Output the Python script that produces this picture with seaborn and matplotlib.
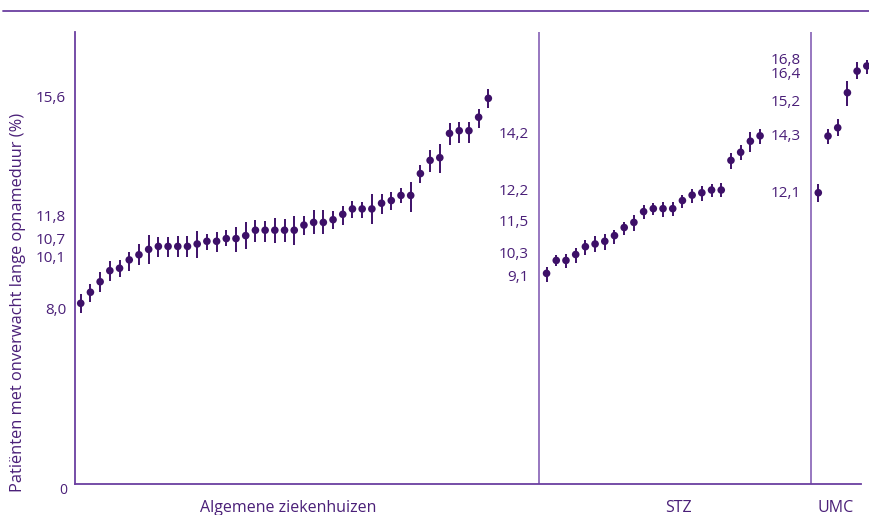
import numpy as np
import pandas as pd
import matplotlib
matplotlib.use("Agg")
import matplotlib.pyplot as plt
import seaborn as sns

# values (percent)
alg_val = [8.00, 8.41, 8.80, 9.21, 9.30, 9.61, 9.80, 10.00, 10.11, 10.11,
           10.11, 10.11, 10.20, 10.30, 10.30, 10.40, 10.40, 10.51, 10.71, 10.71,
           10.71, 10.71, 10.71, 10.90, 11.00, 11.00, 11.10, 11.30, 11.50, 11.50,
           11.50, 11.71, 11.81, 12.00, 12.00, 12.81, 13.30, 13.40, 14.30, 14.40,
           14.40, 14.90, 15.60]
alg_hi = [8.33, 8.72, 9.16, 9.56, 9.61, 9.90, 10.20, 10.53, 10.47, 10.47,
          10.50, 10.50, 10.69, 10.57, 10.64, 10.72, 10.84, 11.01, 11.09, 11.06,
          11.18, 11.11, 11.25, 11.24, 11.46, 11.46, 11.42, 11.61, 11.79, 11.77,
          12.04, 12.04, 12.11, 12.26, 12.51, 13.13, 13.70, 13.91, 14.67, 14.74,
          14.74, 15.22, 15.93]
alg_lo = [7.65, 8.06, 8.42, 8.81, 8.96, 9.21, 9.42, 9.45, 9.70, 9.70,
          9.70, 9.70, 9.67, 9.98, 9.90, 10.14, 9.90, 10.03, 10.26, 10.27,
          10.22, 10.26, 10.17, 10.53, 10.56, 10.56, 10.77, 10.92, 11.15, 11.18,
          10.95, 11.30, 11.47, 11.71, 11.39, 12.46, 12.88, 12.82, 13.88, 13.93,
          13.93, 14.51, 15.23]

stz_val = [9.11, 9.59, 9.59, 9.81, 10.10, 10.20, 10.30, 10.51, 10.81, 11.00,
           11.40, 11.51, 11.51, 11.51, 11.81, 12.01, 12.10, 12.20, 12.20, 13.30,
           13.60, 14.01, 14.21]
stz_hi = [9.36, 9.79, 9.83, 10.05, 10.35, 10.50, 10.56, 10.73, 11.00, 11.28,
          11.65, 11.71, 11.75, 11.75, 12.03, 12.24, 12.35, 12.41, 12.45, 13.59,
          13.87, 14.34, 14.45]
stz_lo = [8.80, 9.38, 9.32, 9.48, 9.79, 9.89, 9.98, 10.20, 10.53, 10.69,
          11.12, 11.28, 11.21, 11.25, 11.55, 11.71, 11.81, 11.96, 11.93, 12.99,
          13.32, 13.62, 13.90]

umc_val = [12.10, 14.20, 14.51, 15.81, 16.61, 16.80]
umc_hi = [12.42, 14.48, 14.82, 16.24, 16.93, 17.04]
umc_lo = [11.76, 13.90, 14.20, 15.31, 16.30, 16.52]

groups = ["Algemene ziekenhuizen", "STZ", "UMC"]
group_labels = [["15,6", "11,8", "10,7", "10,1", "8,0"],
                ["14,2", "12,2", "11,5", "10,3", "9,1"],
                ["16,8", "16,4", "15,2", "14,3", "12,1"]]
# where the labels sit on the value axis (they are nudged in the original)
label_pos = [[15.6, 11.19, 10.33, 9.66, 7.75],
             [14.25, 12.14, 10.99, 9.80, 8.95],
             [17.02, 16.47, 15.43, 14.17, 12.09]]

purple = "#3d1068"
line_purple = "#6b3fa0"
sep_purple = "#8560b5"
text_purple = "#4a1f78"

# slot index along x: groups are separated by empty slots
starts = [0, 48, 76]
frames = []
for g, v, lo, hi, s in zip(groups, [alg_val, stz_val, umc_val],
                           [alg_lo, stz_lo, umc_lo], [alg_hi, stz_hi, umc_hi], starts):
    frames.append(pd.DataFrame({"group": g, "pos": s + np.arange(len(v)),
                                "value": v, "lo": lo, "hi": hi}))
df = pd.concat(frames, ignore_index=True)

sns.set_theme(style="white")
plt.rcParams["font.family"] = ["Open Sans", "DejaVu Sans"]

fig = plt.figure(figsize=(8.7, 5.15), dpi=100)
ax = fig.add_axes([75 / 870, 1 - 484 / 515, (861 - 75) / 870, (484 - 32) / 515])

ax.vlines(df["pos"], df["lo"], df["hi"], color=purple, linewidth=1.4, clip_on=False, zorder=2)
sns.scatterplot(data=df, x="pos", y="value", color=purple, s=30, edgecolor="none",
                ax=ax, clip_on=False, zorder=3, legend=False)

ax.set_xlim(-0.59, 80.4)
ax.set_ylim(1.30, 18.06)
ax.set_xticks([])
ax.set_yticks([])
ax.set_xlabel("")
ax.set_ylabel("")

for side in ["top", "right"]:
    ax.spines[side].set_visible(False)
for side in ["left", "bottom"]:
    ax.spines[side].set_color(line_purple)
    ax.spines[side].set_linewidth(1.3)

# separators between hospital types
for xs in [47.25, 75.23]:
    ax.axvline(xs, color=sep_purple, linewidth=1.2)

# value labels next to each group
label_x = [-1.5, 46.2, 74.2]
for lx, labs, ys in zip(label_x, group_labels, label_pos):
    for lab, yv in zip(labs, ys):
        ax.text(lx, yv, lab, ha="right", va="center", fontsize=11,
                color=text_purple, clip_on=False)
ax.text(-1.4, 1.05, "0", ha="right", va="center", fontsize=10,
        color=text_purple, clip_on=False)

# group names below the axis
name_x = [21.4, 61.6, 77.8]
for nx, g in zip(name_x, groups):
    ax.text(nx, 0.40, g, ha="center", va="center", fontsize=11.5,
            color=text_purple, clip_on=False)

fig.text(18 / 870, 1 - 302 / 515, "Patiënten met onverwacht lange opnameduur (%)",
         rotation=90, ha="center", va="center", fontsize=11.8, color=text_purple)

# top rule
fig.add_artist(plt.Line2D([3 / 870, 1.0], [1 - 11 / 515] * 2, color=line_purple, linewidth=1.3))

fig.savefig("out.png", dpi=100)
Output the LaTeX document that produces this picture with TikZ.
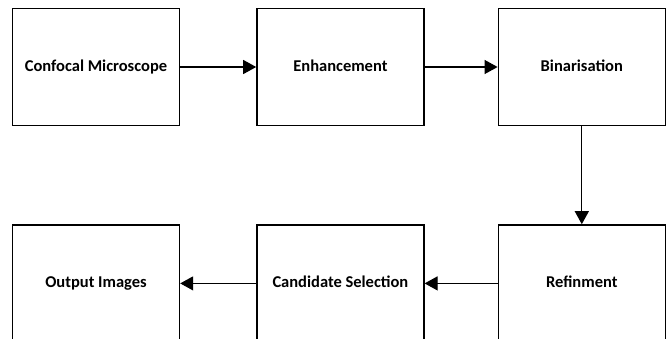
#####
→ TASK DESCRIPTION
Restate only the lines running from the start of the material above through the line containing "import seaborn as sns", ends included. No pictures.

→ OUTPUT FOR THIS EXERCISE
Output the Python script that produces this picture with seaborn and matplotlib.
import numpy as np
import pandas as pd
import matplotlib
matplotlib.use("Agg")
import matplotlib.pyplot as plt
import seaborn as sns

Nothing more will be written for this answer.